The exercise:
Strip the pictures and reproduce the rest of the listing exactly.

Raw data:
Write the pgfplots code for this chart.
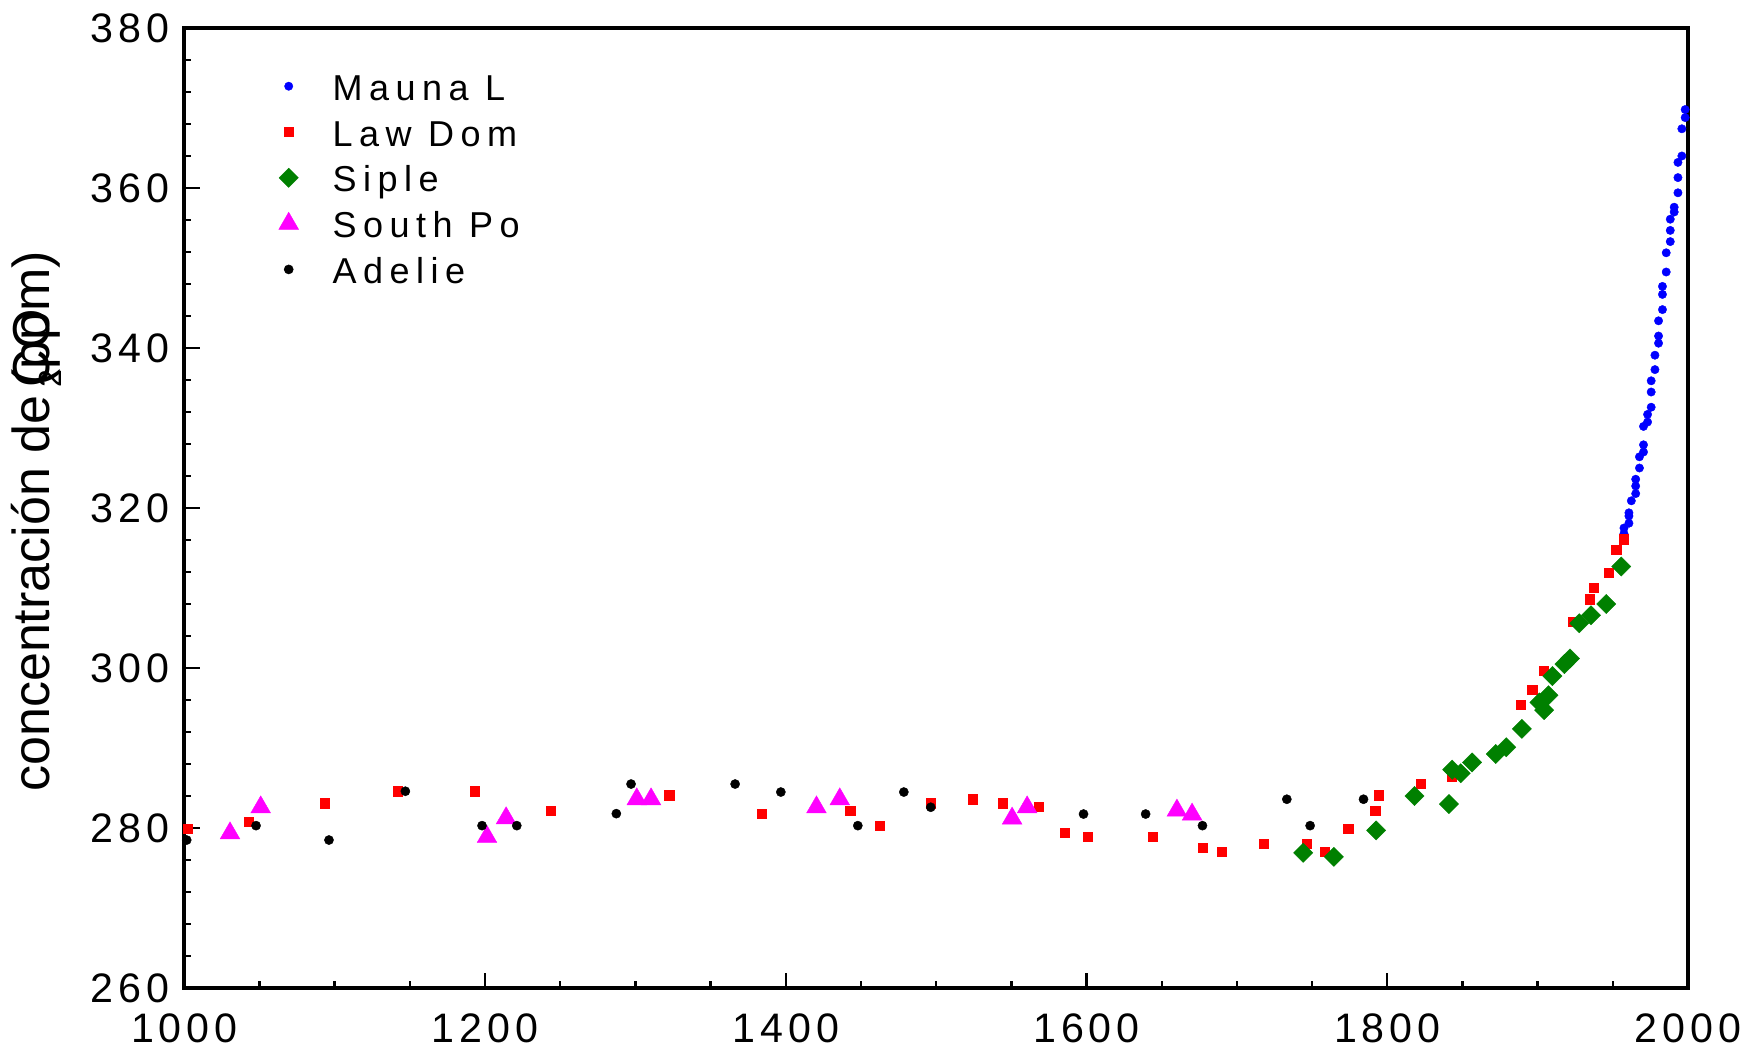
\documentclass[border=0pt]{standalone}
\usepackage{fontspec}
\setmainfont{Liberation Sans}
\newfontfamily\tickfont[LetterSpace=12]{Liberation Sans}
\newfontfamily\legfont[LetterSpace=18]{Liberation Sans}
\usepackage{pgfplots}
\pgfplotsset{compat=1.18}

\definecolor{mlblue}{RGB}{0,0,255}
\definecolor{ldred}{RGB}{255,0,0}
\definecolor{spgreen}{RGB}{0,128,0}
\definecolor{spmag}{RGB}{255,0,255}

\begin{document}
\begin{tikzpicture}
\begin{axis}[
  scale only axis, width=375.9pt, height=240pt,
  xmin=1000, xmax=2000, ymin=260, ymax=380,
  xtick={1000,1200,...,2000}, ytick={260,280,...,380},
  minor x tick num=3, minor y tick num=4,
  axis line style={line width=1pt},
  every tick/.style={black, line width=0.6pt},
  major tick length=3.8pt, minor tick length=1.7pt,
  tick align=inside, xtick pos=bottom, ytick pos=left,
  tick label style={font=\tickfont\fontsize{10.3}{12}\selectfont},
  /pgf/number format/assume math mode=true,
  /pgf/number format/1000 sep={},
  xticklabel style={inner sep=0pt, anchor=north, yshift=-6.25pt},
  yticklabel style={inner sep=0pt, anchor=east, xshift=-3.6pt},
  ylabel={concentración de\,\rlap{\raisebox{-0.45ex}{\footnotesize 2}}\rlap{CO}(ppm)},
  every axis y label/.style={at={(axis description cs:-0.0899,0.486)}, rotate=90, anchor=base, font=\fontsize{13}{15}\selectfont},
  only marks,
  legend image code/.code={\path (-6pt,0pt) (6pt,0pt); \draw[#1] plot coordinates {(0pt,0pt)};},
  legend style={draw=none, fill=none, at={(0.0524,0.9631)}, anchor=north west,
    inner sep=0pt, row sep=0.45pt, column sep=4.8pt,
    font=\legfont\fontsize{9}{11}\selectfont,
    nodes={inner sep=0pt, text height=9pt, text depth=2pt}},
  legend cell align=left,
  clip=false,
]
% Mauna Loa
\addplot[color=mlblue, mark=*, mark size=1.05pt, mark options={line width=0.1pt}] table {
x y
1957.4 316.8
1957.4 317.5
1960.7 318.1
1960.7 319.0
1960.7 319.4
1962.3 320.9
1965.2 321.8
1965.2 322.75
1965.2 323.6
1967.7 325.0
1967.7 326.4
1970.4 327.0
1970.4 327.9
1970.4 330.2
1973.1 330.75
1973.1 331.7
1975.5 332.6
1975.5 334.5
1975.5 335.9
1978.0 337.3
1978.0 339.1
1980.4 340.6
1980.4 341.5
1980.4 343.4
1983.0 344.8
1983.0 346.7
1983.0 347.7
1985.5 349.5
1985.5 351.9
1988.2 353.3
1988.2 354.7
1988.2 356.1
1990.8 357.0
1990.8 357.6
1993.3 359.4
1993.3 361.3
1993.3 363.2
1995.9 364.0
1995.9 367.4
1998.1 368.8
1998.1 369.8
};
\addlegendentry{Mauna L}
% Law Dome
\addplot[color=ldred, mark=square*, mark size=1.15pt, mark options={line width=0.1pt, rounded corners=0.4pt}] table {
x y
1002.0 279.9
1042.6 280.8
1093.6 283.1
1141.9 284.6
1192.9 284.6
1243.9 282.2
1322.5 284.1
1384.2 281.75
1442.8 282.2
1462.7 280.3
1496.4 283.1
1524.1 283.6
1544.5 283.1
1568.0 282.7
1585.3 279.4
1600.9 278.9
1644.1 278.9
1677.1 277.5
1690.0 277.0
1718.0 278.0
1746.3 278.0
1758.5 277.0
1774.0 279.9
1792.0 282.2
1794.4 284.1
1822.4 285.5
1843.0 286.4
1888.6 295.4
1896.4 297.3
1903.9 299.7
1923.4 305.8
1934.7 308.6
1937.4 310.0
1947.4 311.9
1952.3 314.75
1957.4 316.1
};
\addlegendentry{Law Dom}
% Siple
\addplot[color=spgreen, mark=square*, mark size=1.7pt, mark options={line width=0.1pt, rotate=45, rounded corners=0.3pt}] table {
x y
1744.1 276.9
1764.5 276.4
1792.6 279.7
1818.1 284.0
1841.0 283.0
1843.2 287.3
1848.9 286.85
1856.4 288.2
1872.1 289.25
1879.1 290.1
1889.5 292.4
1901.2 295.7
1904.3 294.75
1907.2 296.6
1909.8 299.0
1917.8 300.5
1921.5 301.2
1927.7 305.6
1935.5 306.6
1945.6 308.0
1955.6 312.7
};
\addlegendentry{Siple}
% South Pole
\addplot[color=spmag, mark=triangle*, mark size=2.85pt, mark options={line width=0.1pt}] table {
x y
1030.4 279.35
1050.8 282.6
1201.3 278.9
1214.0 281.24
1300.9 283.6
1310.4 283.6
1420.4 282.6
1435.9 283.6
1550.5 281.2
1560.5 282.6
1660.1 282.2
1670.2 281.7
};
\addlegendentry{South Po}
% Adelie
\addplot[color=black, mark=*, mark size=1.15pt, mark options={line width=0.1pt}] table {
x y
1001.6 278.5
1047.7 280.3
1096.2 278.5
1147.0 284.6
1198.0 280.3
1221.1 280.3
1287.3 281.8
1297.1 285.5
1366.3 285.5
1396.7 284.5
1447.9 280.3
1478.5 284.5
1496.4 282.6
1598.0 281.75
1639.3 281.75
1677.1 280.3
1733.2 283.6
1748.7 280.3
1784.2 283.6
};
\addlegendentry{Adelie}
\coordinate (bl) at (rel axis cs:0,0);
\coordinate (tr) at (rel axis cs:1,1);
\end{axis}
\pgfresetboundingbox
\path[use as bounding box] ([shift={(-46.075pt,-17.75pt)}]bl) rectangle ([shift={(17.5pt,7pt)}]tr);
\end{tikzpicture}
\end{document}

Response below:
Write the pgfplots code for this chart.
\documentclass[border=0pt]{standalone}
\usepackage{fontspec}
\setmainfont{Liberation Sans}
\newfontfamily\tickfont[LetterSpace=12]{Liberation Sans}
\newfontfamily\legfont[LetterSpace=18]{Liberation Sans}
\usepackage{pgfplots}
\pgfplotsset{compat=1.18}

\definecolor{mlblue}{RGB}{0,0,255}
\definecolor{ldred}{RGB}{255,0,0}
\definecolor{spgreen}{RGB}{0,128,0}
\definecolor{spmag}{RGB}{255,0,255}

\begin{document}
\begin{tikzpicture}
\begin{axis}[
  scale only axis, width=375.9pt, height=240pt,
  xmin=1000, xmax=2000, ymin=260, ymax=380,
  xtick={1000,1200,...,2000}, ytick={260,280,...,380},
  minor x tick num=3, minor y tick num=4,
  axis line style={line width=1pt},
  every tick/.style={black, line width=0.6pt},
  major tick length=3.8pt, minor tick length=1.7pt,
  tick align=inside, xtick pos=bottom, ytick pos=left,
  tick label style={font=\tickfont\fontsize{10.3}{12}\selectfont},
  /pgf/number format/assume math mode=true,
  /pgf/number format/1000 sep={},
  xticklabel style={inner sep=0pt, anchor=north, yshift=-6.25pt},
  yticklabel style={inner sep=0pt, anchor=east, xshift=-3.6pt},
  ylabel={concentración de\,\rlap{\raisebox{-0.45ex}{\footnotesize 2}}\rlap{CO}(ppm)},
  every axis y label/.style={at={(axis description cs:-0.0899,0.486)}, rotate=90, anchor=base, font=\fontsize{13}{15}\selectfont},
  only marks,
  legend image code/.code={\path (-6pt,0pt) (6pt,0pt); \draw[#1] plot coordinates {(0pt,0pt)};},
  legend style={draw=none, fill=none, at={(0.0524,0.9631)}, anchor=north west,
    inner sep=0pt, row sep=0.45pt, column sep=4.8pt,
    font=\legfont\fontsize{9}{11}\selectfont,
    nodes={inner sep=0pt, text height=9pt, text depth=2pt}},
  legend cell align=left,
  clip=false,
]
% Mauna Loa
\addplot[color=mlblue, mark=*, mark size=1.05pt, mark options={line width=0.1pt}] table {
x y
1957.4 316.8
1957.4 317.5
1960.7 318.1
1960.7 319.0
1960.7 319.4
1962.3 320.9
1965.2 321.8
1965.2 322.75
1965.2 323.6
1967.7 325.0
1967.7 326.4
1970.4 327.0
1970.4 327.9
1970.4 330.2
1973.1 330.75
1973.1 331.7
1975.5 332.6
1975.5 334.5
1975.5 335.9
1978.0 337.3
1978.0 339.1
1980.4 340.6
1980.4 341.5
1980.4 343.4
1983.0 344.8
1983.0 346.7
1983.0 347.7
1985.5 349.5
1985.5 351.9
1988.2 353.3
1988.2 354.7
1988.2 356.1
1990.8 357.0
1990.8 357.6
1993.3 359.4
1993.3 361.3
1993.3 363.2
1995.9 364.0
1995.9 367.4
1998.1 368.8
1998.1 369.8
};
\addlegendentry{Mauna L}
% Law Dome
\addplot[color=ldred, mark=square*, mark size=1.15pt, mark options={line width=0.1pt, rounded corners=0.4pt}] table {
x y
1002.0 279.9
1042.6 280.8
1093.6 283.1
1141.9 284.6
1192.9 284.6
1243.9 282.2
1322.5 284.1
1384.2 281.75
1442.8 282.2
1462.7 280.3
1496.4 283.1
1524.1 283.6
1544.5 283.1
1568.0 282.7
1585.3 279.4
1600.9 278.9
1644.1 278.9
1677.1 277.5
1690.0 277.0
1718.0 278.0
1746.3 278.0
1758.5 277.0
1774.0 279.9
1792.0 282.2
1794.4 284.1
1822.4 285.5
1843.0 286.4
1888.6 295.4
1896.4 297.3
1903.9 299.7
1923.4 305.8
1934.7 308.6
1937.4 310.0
1947.4 311.9
1952.3 314.75
1957.4 316.1
};
\addlegendentry{Law Dom}
% Siple
\addplot[color=spgreen, mark=square*, mark size=1.7pt, mark options={line width=0.1pt, rotate=45, rounded corners=0.3pt}] table {
x y
1744.1 276.9
1764.5 276.4
1792.6 279.7
1818.1 284.0
1841.0 283.0
1843.2 287.3
1848.9 286.85
1856.4 288.2
1872.1 289.25
1879.1 290.1
1889.5 292.4
1901.2 295.7
1904.3 294.75
1907.2 296.6
1909.8 299.0
1917.8 300.5
1921.5 301.2
1927.7 305.6
1935.5 306.6
1945.6 308.0
1955.6 312.7
};
\addlegendentry{Siple}
% South Pole
\addplot[color=spmag, mark=triangle*, mark size=2.85pt, mark options={line width=0.1pt}] table {
x y
1030.4 279.35
1050.8 282.6
1201.3 278.9
1214.0 281.24
1300.9 283.6
1310.4 283.6
1420.4 282.6
1435.9 283.6
1550.5 281.2
1560.5 282.6
1660.1 282.2
1670.2 281.7
};
\addlegendentry{South Po}
% Adelie
\addplot[color=black, mark=*, mark size=1.15pt, mark options={line width=0.1pt}] table {
x y
1001.6 278.5
1047.7 280.3
1096.2 278.5
1147.0 284.6
1198.0 280.3
1221.1 280.3
1287.3 281.8
1297.1 285.5
1366.3 285.5
1396.7 284.5
1447.9 280.3
1478.5 284.5
1496.4 282.6
1598.0 281.75
1639.3 281.75
1677.1 280.3
1733.2 283.6
1748.7 280.3
1784.2 283.6
};
\addlegendentry{Adelie}
\coordinate (bl) at (rel axis cs:0,0);
\coordinate (tr) at (rel axis cs:1,1);
\end{axis}
\pgfresetboundingbox
\path[use as bounding box] ([shift={(-46.075pt,-17.75pt)}]bl) rectangle ([shift={(17.5pt,7pt)}]tr);
\end{tikzpicture}
\end{document}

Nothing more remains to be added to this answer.